What we have shown is the predictor $$\mu_X$$ has the smallest mean squared error among all choices $$c$$. That smallest mean squared error is the variance of $$X$$, and hence the smallest root mean squared error is the SD $$\sigma_X$$.

This is why a common approach to prediction is, “My guess is the mean, and I’ll be off by about an SD.”

Quick Check

Your friend has a random dollar amount $$X$$ in their wallet. Suppose you know that $$E(X) = 16$$ dollars and $$SD(X) = 3$$ dollars. In all your answers below, please include units of measurement.

(a) What is the least squares constant predictor of $$X$$?

(b) What is the mean squared error of this predictor?

(c) What is the root mean squared error of this predictor?

12.2.2. German Tanks, Revisited¶

Recall the German tanks problem in which we have a sample $$X_1, X_2, \ldots , X_n$$ drawn at random without replacement from $$1, 2, \ldots , N$$ for some fixed $$N$$, and we are trying to estimate $$N$$.

We came up with two unbiased estimators of $$N$$:

• An estimator based on the sample mean: $$T_1 = 2\bar{X}_n - 1$$ where $$\bar{X}_n$$ is the sample average $$\frac{1}{n}\sum_{i=1}^n X_i$$

• An estimator based on the sample maximum: $$T_2 = M\cdot\frac{n+1}{n} - 1$$ where $$M = \max(X_1, X_2, \ldots, X_n)$$.

Here are simulated distributions of $$T_1$$ and $$T_2$$ in the case $$N = 300$$ and $$n = 30$$, based on 5000 repetitions.

def simulate_T1_T2(N, n):
"""Returns one pair of simulated values of T_1 and T_2
based on the same simple random sample"""
tanks = np.arange(1, N+1)
sample = np.random.choice(tanks, size=n, replace=False)
t1 = 2*np.mean(sample) - 1
t2 = max(sample)*(n+1)/n - 1
return [t1, t2]

def compare_T1_T2(N, n, repetitions):
"""Returns a table of simulated values of T_1 and T_2,
with the number of rows = repetitions
and each row containing the two estimates based on the same simple random sample"""
tbl = Table(['T_1 = 2*Mean-1', 'T_2 = Augmented Max'])
for i in range(repetitions):
tbl.append(simulate_T1_T2(N, n))
return tbl

N = 300
n = 30
repetitions = 5000
comparison = compare_T1_T2(N, n, 5000)
comparison.hist(bins=np.arange(N/2, 3*N/2))
plt.title('$N =$'+str(N)+', $n =$'+str(n)+' ('+str(repetitions)+' repetitions)');


We know that both estimators are unbiased: $$E(T_1) = N = E(T_2)$$. But is clear from the simulation that $$SD(T_1) > SD(T_2)$$ and hence $$T_2$$ is a better estimator than $$T_1$$.

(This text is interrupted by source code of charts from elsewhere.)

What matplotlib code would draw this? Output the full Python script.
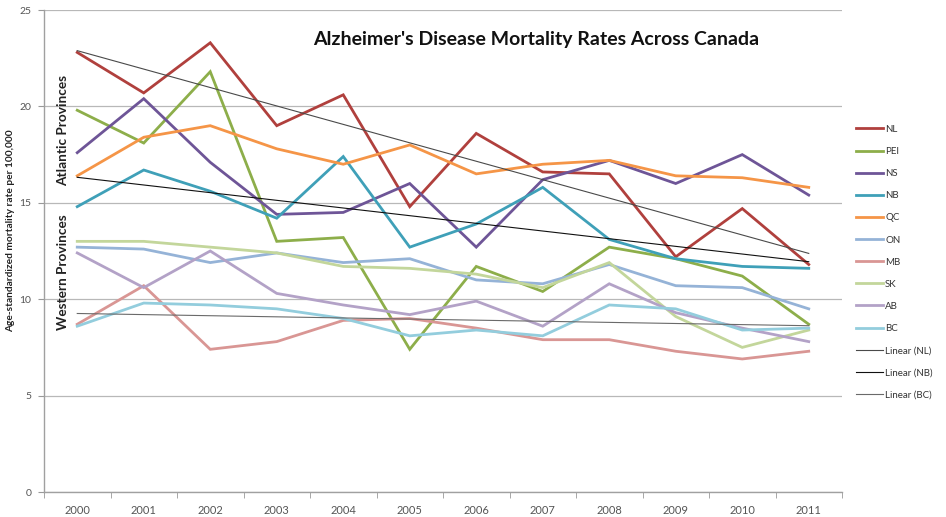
import numpy as np
import matplotlib
matplotlib.use("Agg")
import matplotlib.pyplot as plt

plt.rcParams['font.family'] = ['Lato', 'DejaVu Sans']

years = ["2000", "2001", "2002", "2003", "2004", "2005", "2006", "2007", "2008", "2009", "2010", "2011"]

NL  = [22.8, 20.7, 23.3, 19.0, 20.6, 14.8, 18.6, 16.6, 16.5, 12.2, 14.7, 11.8]
PEI = [19.8, 18.1, 21.8, 13.0, 13.2, 7.4, 11.7, 10.4, 12.7, 12.1, 11.2, 8.7]
NS  = [17.6, 20.4, 17.1, 14.4, 14.5, 16.0, 12.7, 16.2, 17.2, 16.0, 17.5, 15.4]
NB  = [14.8, 16.7, 15.6, 14.2, 17.4, 12.7, 13.9, 15.8, 13.1, 12.1, 11.7, 11.6]
QC  = [16.4, 18.4, 19.0, 17.8, 17.0, 18.0, 16.5, 17.0, 17.2, 16.4, 16.3, 15.8]
ON  = [12.7, 12.6, 11.9, 12.4, 11.9, 12.1, 11.0, 10.8, 11.8, 10.7, 10.6, 9.5]
MB  = [8.7, 10.7, 7.4, 7.8, 8.9, 9.0, 8.5, 7.9, 7.9, 7.3, 6.9, 7.3]
SK  = [13.0, 13.0, 12.7, 12.4, 11.7, 11.6, 11.3, 10.6, 11.9, 9.1, 7.5, 8.4]
AB  = [12.4, 10.6, 12.5, 10.3, 9.7, 9.2, 9.9, 8.6, 10.8, 9.3, 8.5, 7.8]
BC  = [8.6, 9.8, 9.7, 9.5, 9.0, 8.1, 8.4, 8.1, 9.7, 9.5, 8.4, 8.5]

series_names = ["NL", "PEI", "NS", "NB", "QC", "ON", "MB", "SK", "AB", "BC"]
series_values = [NL, PEI, NS, NB, QC, ON, MB, SK, AB, BC]
series_colors = ["#B0403D", "#8DAE4A", "#6E5597", "#3FA0B8", "#F59547",
                 "#95B3D7", "#D99694", "#C3D69B", "#B3A2C7", "#93CDDD"]
trend_names = ["NL", "NB", "BC"]
trend_colors = ["#4a4a4a", "#111111", "#6a6a6a"]

fig = plt.figure(figsize=(9.46, 5.17), dpi=100)
ax = fig.add_axes([44/946, 25/517, (842-44)/946, (492-10)/517])

x = np.arange(len(years))
handles = []
for name, vals, col in zip(series_names, series_values, series_colors):
    ln, = ax.plot(x, vals, color=col, lw=2.0, label=name, solid_joinstyle='miter')
    handles.append(ln)

lookup = dict(zip(series_names, series_values))
for name, col in zip(trend_names, trend_colors):
    k, b = np.polyfit(x, lookup[name], 1)
    ln, = ax.plot(x, k * x + b, color=col, lw=0.8, label=f"Linear ({name})")
    handles.append(ln)

ax.set_xlim(-0.5, len(years) - 0.5)
ax.set_ylim(0, 25)
ax.set_yticks([0, 5, 10, 15, 20, 25])
ax.set_xticks(x)
ax.set_xticklabels(years)
ax.set_xticks(np.arange(-0.5, len(years), 1.0), minor=True)
ax.tick_params(axis='x', which='major', length=0, pad=9, labelsize=8, labelcolor="#555555")
ax.tick_params(axis='x', which='minor', length=4, color="#999999", direction='out')
ax.tick_params(axis='y', length=4, color="#999999", labelsize=7.5, labelcolor="#555555", pad=5)
ax.grid(axis='y', color="#B8B8B8", lw=0.9)
ax.set_axisbelow(True)
for s in ['top', 'right']:
    ax.spines[s].set_visible(False)
for s in ['left', 'bottom']:
    ax.spines[s].set_color("#A0A0A0")
    ax.spines[s].set_linewidth(1.0)

fig.text(536/946, 1 - 40/517, "Alzheimer's Disease Mortality Rates Across Canada",
         ha='center', va='center', fontsize=14, fontweight='bold', color="#111111")
fig.text(11/946, 1 - 231/517, "Age-standardized mortality rate per 100,000",
         rotation=90, ha='center', va='center', fontsize=7.3, fontweight='bold', color="#222222")
fig.text(63/946, 1 - 131/517, "Atlantic Provinces", rotation=90, ha='center', va='center',
         fontsize=9.8, fontweight='bold', color="#222222")
fig.text(63/946, 1 - 272/517, "Western Provinces", rotation=90, ha='center', va='center',
         fontsize=9.8, fontweight='bold', color="#222222")

leg = fig.legend(handles=handles, loc='upper left', bbox_to_anchor=(852/946, 1 - 121/517),
                 frameon=False, fontsize=7, handlelength=2.8, handletextpad=0.2,
                 labelspacing=1.35, borderaxespad=0)
for t in leg.get_texts():
    t.set_color("#333333")

fig.savefig("out.png", dpi=100)
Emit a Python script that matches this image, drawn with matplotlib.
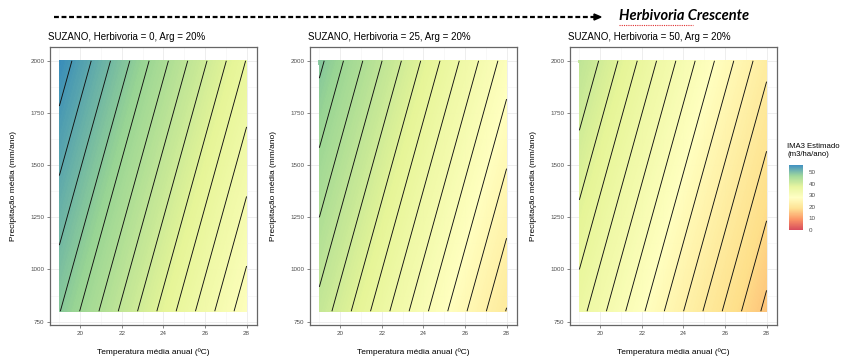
import numpy as np
import matplotlib
matplotlib.use('Agg')
import matplotlib.pyplot as plt
from matplotlib.colors import LinearSegmentedColormap
from matplotlib.lines import Line2D

plt.rcParams['font.family'] = ['Liberation Sans', 'DejaVu Sans']

# Grade lida nos cantos de cada painel (valores estimados da figura)
temperatura = [19, 28]          # ºC
precipitacao = [800, 2000]      # mm/ano
herbivoria = [0, 25, 50]
# IMA3 estimado: linhas = precipitacao, colunas = temperatura
ima3_h0 = [[48.1, 28.7], [55.3, 35.9]]
ima3_h25 = [[41.3, 21.9], [48.5, 29.1]]
ima3_h50 = [[34.8, 15.4], [42.0, 22.6]]
paineis = [ima3_h0, ima3_h25, ima3_h50]

escala_lim = [0, 56]
escala_ticks = [0, 10, 20, 30, 40, 50]
niveis_contorno = np.arange(0, 62, 2)

# paleta Spectral (7 cores, como no scale_fill_distiller)
spectral7 = ['#D53E4F', '#FC8D59', '#FEE08B', '#FFFFBF', '#E6F598', '#99D594', '#3288BD']
cmap = LinearSegmentedColormap.from_list('spec7', spectral7)

fig = plt.figure(figsize=(8.44, 3.58), dpi=100)

lefts = [50, 310, 570]
X, Y = np.meshgrid(temperatura, precipitacao)
cinza = '#4D4D4D'

for i, (l, z, h) in enumerate(zip(lefts, paineis, herbivoria)):
    ax = fig.add_axes([l / 844, 1 - 325 / 358, 207 / 844, 278 / 358])
    Z = np.array(z)
    cf = ax.contourf(X, Y, Z, levels=np.linspace(escala_lim[0], escala_lim[1], 400),
                     cmap=cmap, vmin=escala_lim[0], vmax=escala_lim[1], alpha=0.92, zorder=2)
    cf.set_edgecolor('face')
    cf.set_linewidth(0.3)
    ax.contour(X, Y, Z, levels=niveis_contorno, colors='#111111', linewidths=0.65, zorder=3)

    ax.set_xlim(18.55, 28.5)
    ax.set_ylim(734, 2066)
    ax.set_xticks([20, 22, 24, 26, 28])
    ax.set_xticks([19, 21, 23, 25, 27], minor=True)
    ax.set_yticks([750, 1000, 1250, 1500, 1750, 2000])
    ax.set_yticks([875, 1125, 1375, 1625, 1875], minor=True)
    ax.grid(True, which='major', color='#EBEBEB', lw=0.6, zorder=0)
    ax.grid(True, which='minor', color='#F3F3F3', lw=0.4, zorder=0)
    ax.set_axisbelow(True)
    ax.tick_params(axis='both', which='major', labelsize=4.5, length=2, width=0.5,
                   color='#555555', labelcolor=cinza, pad=2)
    ax.tick_params(axis='both', which='minor', length=0)
    for s in ax.spines.values():
        s.set_color('#666666')
        s.set_linewidth(0.9)

    ax.set_xlabel('Temperatura média anual (ºC)', fontsize=6, labelpad=9)
    ax.set_ylabel('Precipitação média (mm/ano)', fontsize=6, labelpad=10)
    fig.text((l - 2) / 844, 1 - 37 / 358, f'SUZANO, Herbivoria = {h}, Arg = 20%',
             fontsize=7, ha='left', va='center')

# legenda de cores
cax = fig.add_axes([789 / 844, 1 - 230 / 358, 14 / 844, 65 / 358])
sm = plt.cm.ScalarMappable(cmap=cmap, norm=plt.Normalize(*escala_lim))
cb = fig.colorbar(sm, cax=cax, ticks=escala_ticks)
cb.outline.set_visible(False)
cb.solids.set_alpha(0.92)
cax.tick_params(labelsize=4.5, length=2, color='white', labelcolor=cinza, pad=2)
fig.text(787 / 844, 1 - 151 / 358, 'IMA3 Estimado\n(m3/ha/ano)', fontsize=5.6,
         ha='left', va='center', linespacing=1.2)

# seta de herbivoria crescente
fig.add_artist(Line2D([54 / 844, 596 / 844], [1 - 17 / 358, 1 - 17 / 358],
                      color='black', lw=1.6, ls=(0, (2.2, 1.2))))
fig.add_artist(plt.Polygon([[594 / 844, 1 - 14 / 358], [601 / 844, 1 - 17 / 358],
                            [594 / 844, 1 - 20 / 358]], closed=True, color='black',
                           transform=fig.transFigure))
fig.text(619 / 844, 1 - 16 / 358, 'Herbivoria Crescente', fontsize=10.5,
         fontweight='bold', fontstyle='italic', family='Lato', ha='left', va='center')
fig.add_artist(Line2D([619 / 844, 693 / 844], [1 - 25 / 358, 1 - 25 / 358],
                      color='#E03030', lw=0.8, ls=(0, (1, 1))))

fig.savefig('out.png', dpi=100)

The empirical values of the two means and standard deviations based on this simulation are calculated below.

t1 = comparison.column(0)
np.mean(t1), np.std(t1)

(299.9358, 29.927738514331853)

t2 = comparison.column(1)
np.mean(t2), np.std(t2)

(299.67644, 9.58574049963799)


These standard deviations are calculated based on empirical data given a specified value of the parameter $$N = 300$$ and a specified sample size $$n = 30$$. In the next chapter we will develop properties of the SD that will allow us to obtain algebraic expressions for $$SD(T_1)$$ and $$SD(T_2)$$ for all $$N$$ and $$n$$.